So yesterday there were four of us, all male, in a room; two of whom I had never met before and one I had only met the week prior. He was the one who was holding the letter.
The letter was posted (that’s mailed for Americans) in the UK and urgently requested his aid in helping someone in Nigeria claim a $4,000,000 US inheritance. You know the pitch. The type of letter you get as an email perhaps as much as once a day.
Only this guy doesn’t have email. So they tracked down a mailing address for him. It was reminiscent of chain letters. He had never seen anything like this. Imagine never owning a computer and being unaware of the barrage of appeals that are sent out using this same scam.
“They should teach skepticism as a school subject;” I said; but then immediately regretted my choice of words. I thought of the various skeptic clubs and societies which scratch at the door of Christian faith; the people for whom doubting is a default response. Did I want to encourage more of that?
We speak of healthy skepticism, but that implies an unhealthy counterpart. There is after all, a place for trust. I’m glad I never was required to do that team-building exercise where you lean backwards off a chair or table and trust your friends or coworkers to catch you. I don’t think I could commit fully.

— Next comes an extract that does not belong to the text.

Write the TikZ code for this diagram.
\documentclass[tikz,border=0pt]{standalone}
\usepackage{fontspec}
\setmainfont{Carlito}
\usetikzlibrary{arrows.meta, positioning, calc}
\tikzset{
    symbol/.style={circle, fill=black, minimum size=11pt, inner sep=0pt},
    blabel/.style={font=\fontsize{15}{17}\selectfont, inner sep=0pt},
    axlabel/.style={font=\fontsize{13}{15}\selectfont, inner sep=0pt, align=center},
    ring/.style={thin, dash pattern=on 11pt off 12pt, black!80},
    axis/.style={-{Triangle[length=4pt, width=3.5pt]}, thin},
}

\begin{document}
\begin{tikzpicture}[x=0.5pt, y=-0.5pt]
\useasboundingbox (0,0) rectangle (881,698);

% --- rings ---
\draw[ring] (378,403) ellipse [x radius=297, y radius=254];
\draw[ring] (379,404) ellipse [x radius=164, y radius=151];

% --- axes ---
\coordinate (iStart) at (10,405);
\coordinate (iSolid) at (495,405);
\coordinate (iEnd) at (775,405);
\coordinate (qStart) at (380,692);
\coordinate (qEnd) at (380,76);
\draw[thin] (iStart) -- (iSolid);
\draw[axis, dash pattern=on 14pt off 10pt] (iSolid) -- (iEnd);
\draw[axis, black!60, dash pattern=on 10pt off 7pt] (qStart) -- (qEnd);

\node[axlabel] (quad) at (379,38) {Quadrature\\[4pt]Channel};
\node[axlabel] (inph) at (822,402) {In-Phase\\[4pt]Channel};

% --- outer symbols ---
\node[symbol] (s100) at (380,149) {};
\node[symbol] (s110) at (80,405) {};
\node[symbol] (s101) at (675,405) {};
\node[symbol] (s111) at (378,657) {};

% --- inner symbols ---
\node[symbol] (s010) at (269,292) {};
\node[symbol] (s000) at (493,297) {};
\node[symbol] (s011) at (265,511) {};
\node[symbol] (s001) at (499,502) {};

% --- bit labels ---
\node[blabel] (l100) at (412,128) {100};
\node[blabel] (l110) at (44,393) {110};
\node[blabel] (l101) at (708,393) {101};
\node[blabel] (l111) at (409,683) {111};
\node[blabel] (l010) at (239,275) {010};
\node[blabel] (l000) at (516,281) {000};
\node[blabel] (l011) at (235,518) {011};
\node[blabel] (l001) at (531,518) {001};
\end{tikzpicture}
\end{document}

“Don’t you trust us?” they would ask; and I would reply, “No, I don’t.”
There is also a place for faith.
If a constant stream of email solicitations leave you simply unwilling to trust, commit, or put faith in anything — let’s say anything other than yourself — you are to be pitied because it implies you can’t find anything good or trustworthy in the larger world.

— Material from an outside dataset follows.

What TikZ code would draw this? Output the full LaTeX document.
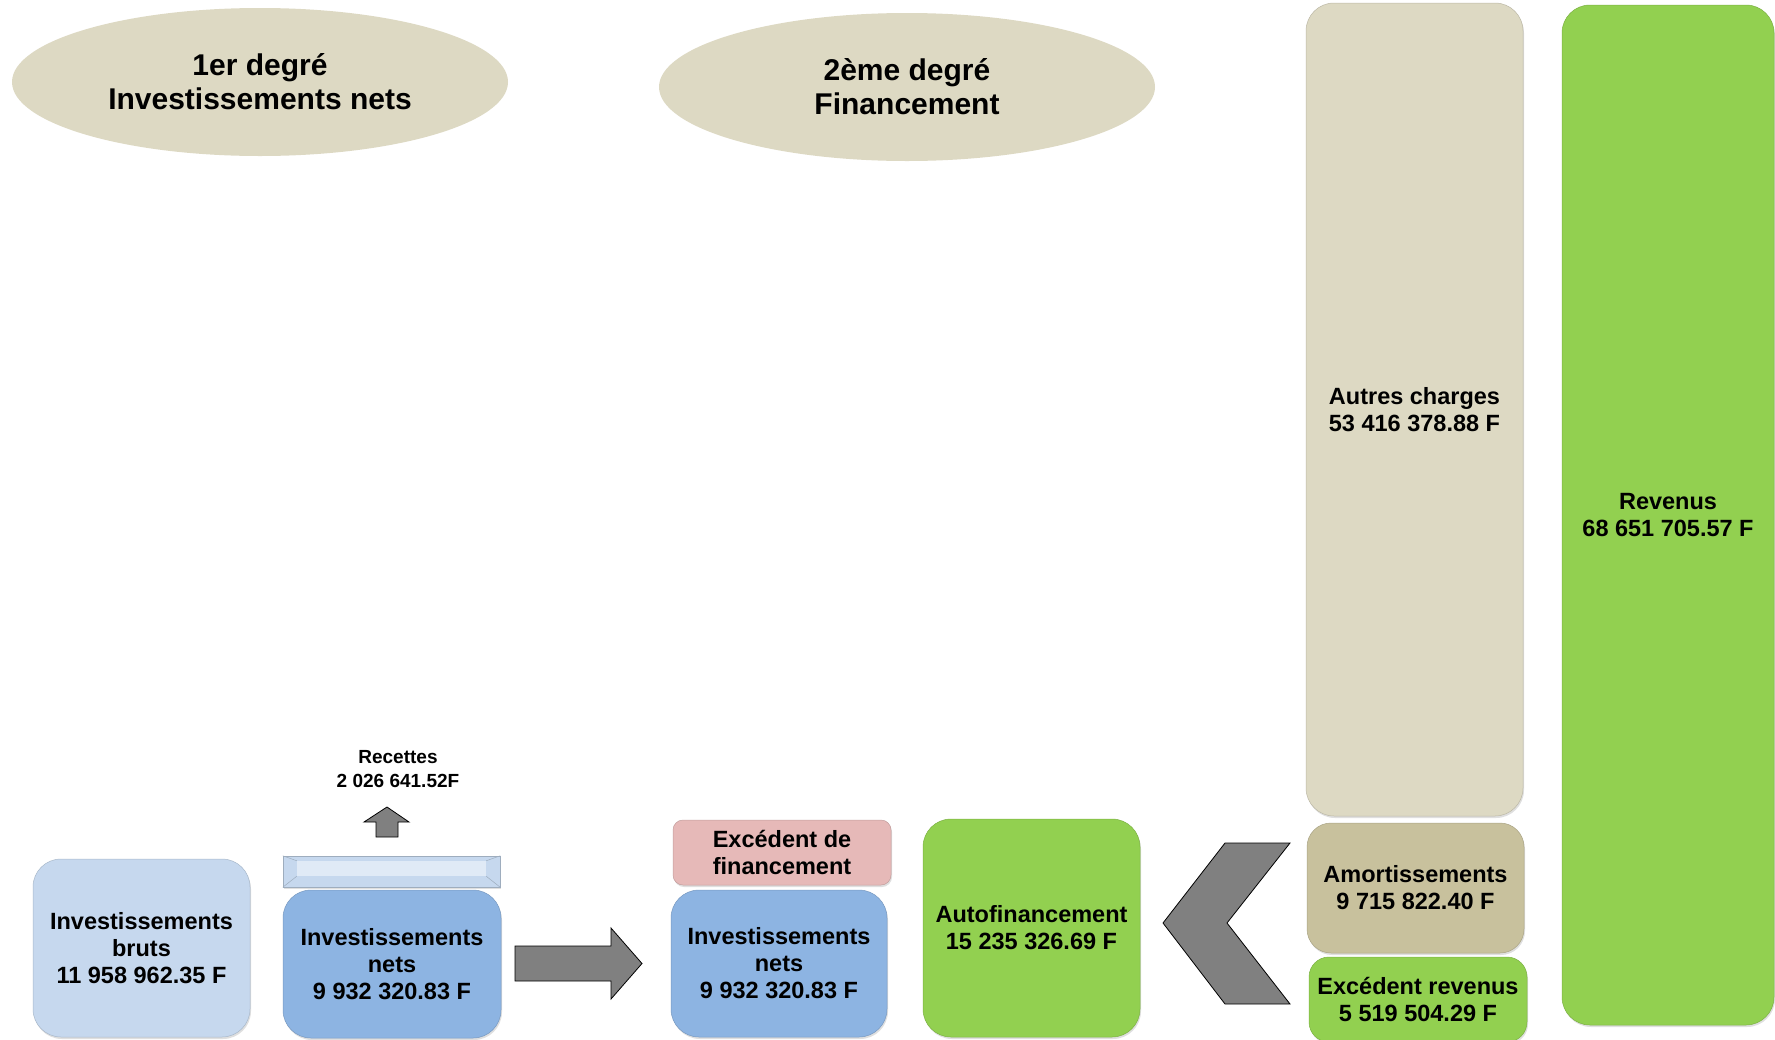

…The next action we take with our scam mail is to press the delete button, and at the urging of a 5th person who waded into the conversation, the letter’s recipient was told to shred it — the physical equivalent — and minutes later the sound of an office shredder was exactly what was heard.
I guess my proposed skepticism class would ultimate teach that it’s all about what you put your faith in. Knowing how to discern truth from lies. And knowing that sometimes it is indeed difficult to tell the difference.